For those leaders unable to reconcile themselves to this indigenous, holistic mindset, the Teeb project might offer a more palatable alternative. The Economics of Ecosystems and Biodiversity (Teeb) project is a three year study that aims to promote conservation and environmental stewardship by monetizing ecosystem services. At the recently convened Biodiversity Meeting hosted by the UN in Nagoya, Japan, representatives of the Teeb project unveiled their findings, which included an analysis that the value of ecological services - such as water purification, crop pollination, and climate regulation - being lost globally as a result of environmental degradation totals $2-5 trillion dollars a year.
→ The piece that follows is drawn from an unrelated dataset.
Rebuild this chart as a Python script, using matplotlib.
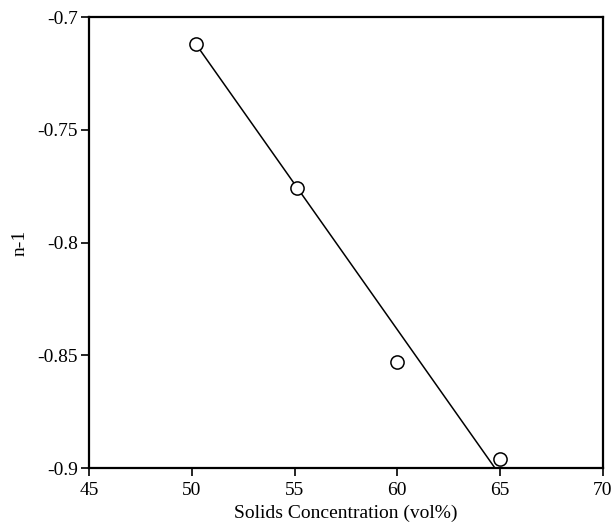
import matplotlib
matplotlib.use("Agg")
import matplotlib.pyplot as plt

# Measured flow-index data
solids_vol = [50.2, 55.1, 60.0, 65.0]
n_minus_1 = [-0.712, -0.776, -0.853, -0.896]

# Linear fit drawn through the data
fit_x = [50.2, 64.75]
fit_y = [-0.712, -0.900]

x_ticks = [45, 50, 55, 60, 65, 70]
y_ticks = [-0.9, -0.85, -0.8, -0.75, -0.7]
y_tick_labels = ["-0.9", "-0.85", "-0.8", "-0.75", "-0.7"]

plt.rcParams["font.family"] = ["Liberation Serif", "DejaVu Serif"]

fig = plt.figure(figsize=(6.12, 5.32), dpi=100)
ax = fig.add_axes([0.1454, 0.1203, 0.8396, 0.8477])

ax.plot(fit_x, fit_y, color="black", linewidth=1.1, zorder=2)
ax.plot(solids_vol, n_minus_1, linestyle="none", marker="o", markersize=9.5,
        markerfacecolor="white", markeredgecolor="black", markeredgewidth=1.1,
        zorder=3, clip_on=False)

ax.set_xlim(45, 70)
ax.set_ylim(-0.9, -0.7)
ax.set_xticks(x_ticks)
ax.set_xticklabels([str(t) for t in x_ticks])
ax.set_yticks(y_ticks)
ax.set_yticklabels(y_tick_labels)

for side in ["left", "right", "top", "bottom"]:
    ax.spines[side].set_linewidth(1.6)

ax.tick_params(axis="both", direction="out", length=6, width=1.2,
               labelsize=14, top=False, right=False)
ax.tick_params(axis="x", pad=4)
ax.tick_params(axis="y", pad=2)
ax.set_xlabel("Solids Concentration (vol%)", fontsize=14, labelpad=4)
ax.set_ylabel("n-1", fontsize=14, labelpad=6)

fig.savefig("out.png", dpi=100)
The idea behind this project is that countries have little incentive to curtail their environmentally reprehensible behavior if they do not understand the monetary cost of their actions.

The Teeb Project is now calling on individual nations to conduct their own studies, and will be present in Cancun to help mainstream the economics of nature. According to representatives from the Indian and Brazilian environment ministries, these superpowers are now pursuing national economic assessments according to the Teeb model. With both countries attempting to green their economies, it remains an open question if either will chart a new course once the environmental cost of industrial animal agriculture - a cornerstone of both economies - is monetized and made clear to all.